McWilliam’s Wine chief executive Jeff McWilliam has confirmed widespread reports from the nation’s $40 billion wine industry that a ‘‘go slow’’ at Chinese ports, possibly politically motivated, is restricting the flow of Australian wine into its most important export market.

Mr McWilliam said it appeared much of the slowdown in shipments of Australian wine through key ports was being caused by Chinese customs officials requiring changes to the supply of documents and the way these export papers were filled in and did not reflect any weakening in demand for our wine among Chinese drinkers.

…Family-owned Casella Wines, owners of juggernaut label Yellow Tail, and De Bortoli Wines have also commented that wine shipments into China were slowing due to added red tape at the ports.

Blow me down, the AFR takes a break from its Beijing kowtowing today to lift the MB view:

Some suggest that Australia must bow down to the reality of Chinese power dominance.

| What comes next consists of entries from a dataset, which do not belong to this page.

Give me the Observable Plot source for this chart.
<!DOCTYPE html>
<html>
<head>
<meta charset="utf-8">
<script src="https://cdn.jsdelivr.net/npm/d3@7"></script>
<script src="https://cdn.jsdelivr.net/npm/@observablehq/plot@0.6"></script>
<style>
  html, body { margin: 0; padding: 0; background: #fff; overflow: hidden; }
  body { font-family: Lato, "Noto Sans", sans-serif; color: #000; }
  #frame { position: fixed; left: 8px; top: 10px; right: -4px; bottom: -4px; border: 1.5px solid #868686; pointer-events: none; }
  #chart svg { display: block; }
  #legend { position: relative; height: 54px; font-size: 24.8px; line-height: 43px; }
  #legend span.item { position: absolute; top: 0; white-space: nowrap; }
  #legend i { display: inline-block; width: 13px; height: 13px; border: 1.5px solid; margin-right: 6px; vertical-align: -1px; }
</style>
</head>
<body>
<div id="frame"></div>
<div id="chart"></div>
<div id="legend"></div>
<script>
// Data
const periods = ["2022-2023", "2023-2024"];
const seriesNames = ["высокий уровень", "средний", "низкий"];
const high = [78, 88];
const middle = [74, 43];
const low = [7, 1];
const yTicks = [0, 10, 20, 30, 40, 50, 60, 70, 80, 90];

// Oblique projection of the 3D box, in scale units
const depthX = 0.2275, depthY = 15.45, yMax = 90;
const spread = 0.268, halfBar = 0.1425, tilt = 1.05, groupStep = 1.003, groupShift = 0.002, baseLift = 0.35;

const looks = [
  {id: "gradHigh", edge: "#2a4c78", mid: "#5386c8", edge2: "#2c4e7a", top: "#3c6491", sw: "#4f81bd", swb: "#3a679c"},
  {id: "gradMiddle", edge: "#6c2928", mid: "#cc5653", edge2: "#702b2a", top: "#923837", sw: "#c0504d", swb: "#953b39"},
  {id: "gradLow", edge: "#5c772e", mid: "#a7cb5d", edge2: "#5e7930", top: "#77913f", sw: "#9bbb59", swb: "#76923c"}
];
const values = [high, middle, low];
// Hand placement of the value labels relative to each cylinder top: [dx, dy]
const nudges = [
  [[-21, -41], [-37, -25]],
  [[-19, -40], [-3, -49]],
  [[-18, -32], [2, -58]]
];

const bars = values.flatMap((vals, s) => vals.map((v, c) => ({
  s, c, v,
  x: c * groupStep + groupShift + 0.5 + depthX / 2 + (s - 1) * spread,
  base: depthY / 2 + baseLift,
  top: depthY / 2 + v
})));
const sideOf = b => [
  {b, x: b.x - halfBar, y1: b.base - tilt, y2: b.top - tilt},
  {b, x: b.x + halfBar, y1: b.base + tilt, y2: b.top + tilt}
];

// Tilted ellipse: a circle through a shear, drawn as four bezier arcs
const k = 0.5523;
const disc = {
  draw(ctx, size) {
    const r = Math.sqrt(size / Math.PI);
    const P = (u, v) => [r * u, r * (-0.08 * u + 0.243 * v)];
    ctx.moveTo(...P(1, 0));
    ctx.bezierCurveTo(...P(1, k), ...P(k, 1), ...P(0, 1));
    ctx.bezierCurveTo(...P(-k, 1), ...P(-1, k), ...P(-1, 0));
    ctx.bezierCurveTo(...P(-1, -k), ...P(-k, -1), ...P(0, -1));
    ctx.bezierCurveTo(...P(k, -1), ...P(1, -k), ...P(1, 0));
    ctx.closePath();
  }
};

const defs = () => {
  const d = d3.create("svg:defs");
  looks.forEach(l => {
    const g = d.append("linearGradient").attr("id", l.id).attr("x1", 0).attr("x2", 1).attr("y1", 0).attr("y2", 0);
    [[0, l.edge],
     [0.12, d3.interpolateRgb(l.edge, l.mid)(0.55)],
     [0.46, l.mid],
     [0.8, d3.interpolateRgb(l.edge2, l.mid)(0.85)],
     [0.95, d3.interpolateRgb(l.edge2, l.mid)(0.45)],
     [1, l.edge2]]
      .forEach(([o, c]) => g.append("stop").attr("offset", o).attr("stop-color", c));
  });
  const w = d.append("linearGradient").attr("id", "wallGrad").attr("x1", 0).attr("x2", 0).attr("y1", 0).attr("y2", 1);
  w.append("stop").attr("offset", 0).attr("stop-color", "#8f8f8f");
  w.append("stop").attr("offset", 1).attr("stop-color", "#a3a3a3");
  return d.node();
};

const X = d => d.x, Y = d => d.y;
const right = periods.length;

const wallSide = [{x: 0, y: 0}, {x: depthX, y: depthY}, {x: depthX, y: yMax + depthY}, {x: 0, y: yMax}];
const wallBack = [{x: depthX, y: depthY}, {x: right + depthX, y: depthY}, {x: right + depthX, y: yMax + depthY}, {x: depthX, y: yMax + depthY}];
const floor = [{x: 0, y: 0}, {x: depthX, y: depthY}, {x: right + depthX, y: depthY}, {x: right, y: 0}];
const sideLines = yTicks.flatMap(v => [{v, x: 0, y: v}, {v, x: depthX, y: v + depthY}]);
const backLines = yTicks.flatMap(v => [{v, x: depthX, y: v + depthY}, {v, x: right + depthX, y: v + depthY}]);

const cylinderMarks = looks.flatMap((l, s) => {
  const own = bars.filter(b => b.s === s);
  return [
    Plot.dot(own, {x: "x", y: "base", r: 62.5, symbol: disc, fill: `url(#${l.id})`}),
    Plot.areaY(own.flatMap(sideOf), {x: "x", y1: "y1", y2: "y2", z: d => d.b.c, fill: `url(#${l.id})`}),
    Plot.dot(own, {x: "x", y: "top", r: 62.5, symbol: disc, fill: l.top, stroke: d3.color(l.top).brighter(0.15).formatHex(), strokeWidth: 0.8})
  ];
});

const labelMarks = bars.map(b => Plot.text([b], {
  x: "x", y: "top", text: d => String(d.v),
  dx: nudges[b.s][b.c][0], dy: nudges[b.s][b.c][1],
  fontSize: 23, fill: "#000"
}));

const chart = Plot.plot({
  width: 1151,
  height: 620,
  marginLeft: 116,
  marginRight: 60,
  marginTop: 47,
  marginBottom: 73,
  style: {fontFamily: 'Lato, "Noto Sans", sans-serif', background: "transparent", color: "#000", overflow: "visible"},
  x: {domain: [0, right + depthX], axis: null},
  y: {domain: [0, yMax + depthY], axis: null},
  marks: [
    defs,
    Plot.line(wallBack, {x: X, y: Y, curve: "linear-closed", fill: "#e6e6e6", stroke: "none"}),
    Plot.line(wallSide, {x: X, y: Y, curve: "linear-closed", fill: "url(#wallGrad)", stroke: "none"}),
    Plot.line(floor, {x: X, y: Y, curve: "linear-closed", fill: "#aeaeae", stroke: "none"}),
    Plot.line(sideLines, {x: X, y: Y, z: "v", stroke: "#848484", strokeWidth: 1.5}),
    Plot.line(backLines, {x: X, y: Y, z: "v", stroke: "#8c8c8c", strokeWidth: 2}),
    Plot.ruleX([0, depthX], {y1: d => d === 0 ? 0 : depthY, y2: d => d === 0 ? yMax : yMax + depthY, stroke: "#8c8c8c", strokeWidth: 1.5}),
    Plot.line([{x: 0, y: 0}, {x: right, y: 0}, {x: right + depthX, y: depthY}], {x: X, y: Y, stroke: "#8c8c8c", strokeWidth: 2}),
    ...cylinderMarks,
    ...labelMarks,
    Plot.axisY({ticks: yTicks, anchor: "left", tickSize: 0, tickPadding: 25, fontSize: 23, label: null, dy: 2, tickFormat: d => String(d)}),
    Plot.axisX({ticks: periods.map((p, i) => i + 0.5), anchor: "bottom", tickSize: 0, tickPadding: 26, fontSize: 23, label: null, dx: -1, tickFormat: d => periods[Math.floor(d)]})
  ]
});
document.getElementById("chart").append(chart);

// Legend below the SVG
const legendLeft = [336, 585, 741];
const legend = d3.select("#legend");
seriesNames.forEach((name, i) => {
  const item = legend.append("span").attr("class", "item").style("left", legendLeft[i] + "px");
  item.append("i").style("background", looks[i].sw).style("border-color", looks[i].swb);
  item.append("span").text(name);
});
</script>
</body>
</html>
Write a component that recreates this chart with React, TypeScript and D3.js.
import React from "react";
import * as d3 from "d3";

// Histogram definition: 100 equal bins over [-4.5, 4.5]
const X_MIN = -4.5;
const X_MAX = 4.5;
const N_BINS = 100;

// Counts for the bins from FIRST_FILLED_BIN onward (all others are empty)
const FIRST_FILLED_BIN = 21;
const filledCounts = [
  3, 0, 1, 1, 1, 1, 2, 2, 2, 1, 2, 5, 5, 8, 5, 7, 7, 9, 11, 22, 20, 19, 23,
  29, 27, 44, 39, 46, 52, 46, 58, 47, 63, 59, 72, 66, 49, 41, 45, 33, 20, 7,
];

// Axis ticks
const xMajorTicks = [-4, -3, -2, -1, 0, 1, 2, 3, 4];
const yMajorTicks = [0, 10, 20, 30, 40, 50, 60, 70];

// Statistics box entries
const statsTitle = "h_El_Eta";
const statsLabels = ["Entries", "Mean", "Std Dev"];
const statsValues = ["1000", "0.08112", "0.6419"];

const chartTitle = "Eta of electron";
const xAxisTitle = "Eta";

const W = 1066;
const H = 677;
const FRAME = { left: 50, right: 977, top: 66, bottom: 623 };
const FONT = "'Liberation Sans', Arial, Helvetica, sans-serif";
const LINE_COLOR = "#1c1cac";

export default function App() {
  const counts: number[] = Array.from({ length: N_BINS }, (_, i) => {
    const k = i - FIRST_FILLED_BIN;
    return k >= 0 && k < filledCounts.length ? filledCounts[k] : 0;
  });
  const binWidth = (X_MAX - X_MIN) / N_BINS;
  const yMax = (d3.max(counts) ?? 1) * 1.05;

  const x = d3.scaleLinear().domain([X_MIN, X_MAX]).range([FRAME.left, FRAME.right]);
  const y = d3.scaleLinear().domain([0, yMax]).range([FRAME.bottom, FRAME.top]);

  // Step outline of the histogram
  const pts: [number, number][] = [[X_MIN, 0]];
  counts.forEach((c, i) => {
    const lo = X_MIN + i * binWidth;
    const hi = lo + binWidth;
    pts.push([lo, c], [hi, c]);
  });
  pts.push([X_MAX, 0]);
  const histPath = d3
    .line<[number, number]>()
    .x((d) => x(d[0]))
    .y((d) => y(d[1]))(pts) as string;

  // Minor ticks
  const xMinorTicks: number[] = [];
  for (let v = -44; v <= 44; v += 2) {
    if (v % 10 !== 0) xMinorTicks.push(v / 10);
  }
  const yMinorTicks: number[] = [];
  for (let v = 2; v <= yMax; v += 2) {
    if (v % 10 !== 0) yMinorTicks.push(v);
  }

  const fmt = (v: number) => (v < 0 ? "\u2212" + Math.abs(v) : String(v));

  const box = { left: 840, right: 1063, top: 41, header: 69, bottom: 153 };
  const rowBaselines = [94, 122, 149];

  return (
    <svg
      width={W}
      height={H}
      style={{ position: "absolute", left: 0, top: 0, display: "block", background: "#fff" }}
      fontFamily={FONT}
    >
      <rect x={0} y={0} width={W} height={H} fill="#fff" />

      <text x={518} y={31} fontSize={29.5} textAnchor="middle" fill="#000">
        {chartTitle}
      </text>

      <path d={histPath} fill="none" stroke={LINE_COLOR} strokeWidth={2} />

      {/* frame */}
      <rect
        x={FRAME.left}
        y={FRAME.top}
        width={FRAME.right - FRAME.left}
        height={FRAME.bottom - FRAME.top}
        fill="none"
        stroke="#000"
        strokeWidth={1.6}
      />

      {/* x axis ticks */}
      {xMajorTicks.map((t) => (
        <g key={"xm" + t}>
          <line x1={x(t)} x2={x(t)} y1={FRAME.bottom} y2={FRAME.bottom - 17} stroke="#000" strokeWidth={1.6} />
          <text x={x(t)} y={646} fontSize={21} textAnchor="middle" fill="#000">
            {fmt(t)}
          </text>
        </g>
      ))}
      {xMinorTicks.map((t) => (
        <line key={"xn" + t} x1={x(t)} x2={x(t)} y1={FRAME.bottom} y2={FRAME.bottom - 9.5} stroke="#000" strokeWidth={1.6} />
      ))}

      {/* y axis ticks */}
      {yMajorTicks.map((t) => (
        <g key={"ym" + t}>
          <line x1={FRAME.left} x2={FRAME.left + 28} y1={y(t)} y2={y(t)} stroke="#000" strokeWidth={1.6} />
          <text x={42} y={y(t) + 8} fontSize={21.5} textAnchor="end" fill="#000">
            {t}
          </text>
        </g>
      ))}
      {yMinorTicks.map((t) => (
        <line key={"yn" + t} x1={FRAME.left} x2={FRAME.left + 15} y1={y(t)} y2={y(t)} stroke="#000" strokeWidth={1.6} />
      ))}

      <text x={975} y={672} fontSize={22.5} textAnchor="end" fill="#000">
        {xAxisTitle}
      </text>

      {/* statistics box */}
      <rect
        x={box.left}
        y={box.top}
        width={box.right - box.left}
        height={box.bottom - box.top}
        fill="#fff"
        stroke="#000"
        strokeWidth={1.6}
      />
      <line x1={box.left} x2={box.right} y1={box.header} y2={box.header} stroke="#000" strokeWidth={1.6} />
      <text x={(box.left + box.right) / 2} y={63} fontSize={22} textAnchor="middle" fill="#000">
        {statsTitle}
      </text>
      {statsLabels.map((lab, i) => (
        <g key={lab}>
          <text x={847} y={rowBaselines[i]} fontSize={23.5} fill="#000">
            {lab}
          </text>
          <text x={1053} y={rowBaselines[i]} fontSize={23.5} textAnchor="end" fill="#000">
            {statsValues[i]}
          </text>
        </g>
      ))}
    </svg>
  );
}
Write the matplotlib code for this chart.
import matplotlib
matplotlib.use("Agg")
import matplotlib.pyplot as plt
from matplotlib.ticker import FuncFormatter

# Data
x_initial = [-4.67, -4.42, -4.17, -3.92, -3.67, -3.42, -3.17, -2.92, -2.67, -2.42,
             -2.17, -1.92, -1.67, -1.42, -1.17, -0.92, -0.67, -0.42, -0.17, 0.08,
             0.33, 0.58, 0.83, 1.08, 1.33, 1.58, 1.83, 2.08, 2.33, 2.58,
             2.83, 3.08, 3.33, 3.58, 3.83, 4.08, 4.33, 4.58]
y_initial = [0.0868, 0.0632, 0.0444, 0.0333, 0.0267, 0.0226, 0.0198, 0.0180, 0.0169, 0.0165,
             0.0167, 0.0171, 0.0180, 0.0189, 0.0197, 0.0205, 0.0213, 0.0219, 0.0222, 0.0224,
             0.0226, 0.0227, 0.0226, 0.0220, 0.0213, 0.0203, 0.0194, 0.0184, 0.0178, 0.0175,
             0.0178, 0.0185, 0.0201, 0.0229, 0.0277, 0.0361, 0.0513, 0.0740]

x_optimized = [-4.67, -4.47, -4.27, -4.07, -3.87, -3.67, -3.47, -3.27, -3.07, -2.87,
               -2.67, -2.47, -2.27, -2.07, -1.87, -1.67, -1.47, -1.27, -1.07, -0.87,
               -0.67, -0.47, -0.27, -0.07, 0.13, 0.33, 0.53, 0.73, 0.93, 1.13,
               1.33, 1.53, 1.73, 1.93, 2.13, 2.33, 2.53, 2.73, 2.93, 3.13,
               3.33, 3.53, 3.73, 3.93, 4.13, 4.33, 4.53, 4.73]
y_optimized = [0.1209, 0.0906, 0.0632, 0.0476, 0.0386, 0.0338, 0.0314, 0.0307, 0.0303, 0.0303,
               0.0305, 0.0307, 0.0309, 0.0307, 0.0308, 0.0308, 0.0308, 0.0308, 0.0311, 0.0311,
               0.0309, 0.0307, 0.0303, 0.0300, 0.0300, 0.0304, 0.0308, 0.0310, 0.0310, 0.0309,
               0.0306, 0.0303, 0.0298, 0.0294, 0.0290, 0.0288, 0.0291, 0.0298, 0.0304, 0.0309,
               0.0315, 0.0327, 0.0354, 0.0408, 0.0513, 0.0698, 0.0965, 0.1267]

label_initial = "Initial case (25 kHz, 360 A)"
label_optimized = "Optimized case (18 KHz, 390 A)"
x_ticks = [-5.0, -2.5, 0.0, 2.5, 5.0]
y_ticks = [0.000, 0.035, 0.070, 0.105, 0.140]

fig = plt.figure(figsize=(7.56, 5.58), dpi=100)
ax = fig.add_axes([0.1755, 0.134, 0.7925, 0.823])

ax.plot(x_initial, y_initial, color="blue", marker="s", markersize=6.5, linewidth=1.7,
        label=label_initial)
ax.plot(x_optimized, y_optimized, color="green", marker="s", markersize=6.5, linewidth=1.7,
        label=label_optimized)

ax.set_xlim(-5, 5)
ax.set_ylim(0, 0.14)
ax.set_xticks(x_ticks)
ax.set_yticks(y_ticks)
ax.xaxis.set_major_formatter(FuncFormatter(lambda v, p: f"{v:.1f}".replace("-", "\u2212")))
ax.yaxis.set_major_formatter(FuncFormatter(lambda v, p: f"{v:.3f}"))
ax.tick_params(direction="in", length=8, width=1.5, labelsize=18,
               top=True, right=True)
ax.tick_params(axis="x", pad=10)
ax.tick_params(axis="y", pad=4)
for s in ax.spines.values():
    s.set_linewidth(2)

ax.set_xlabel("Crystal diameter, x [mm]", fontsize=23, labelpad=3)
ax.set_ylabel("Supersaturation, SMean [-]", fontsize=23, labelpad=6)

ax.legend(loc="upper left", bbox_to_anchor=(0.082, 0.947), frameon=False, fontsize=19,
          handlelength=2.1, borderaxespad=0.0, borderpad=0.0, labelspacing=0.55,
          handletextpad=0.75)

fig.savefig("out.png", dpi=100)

But the Indo-Pacific region is more contestable than this school of thought suggests. Australia retains a huge national interest in the peaceful rise of a more prosperous China. But, as China seeks to exert influence proportional to its rising economic and strategic clout, our bilateral relationship may become more strained. China’s authoritarian one-party government may “punish” us from time-to-time for sticking to our values and pursuing our strategic interests. That’s not a cause for panic.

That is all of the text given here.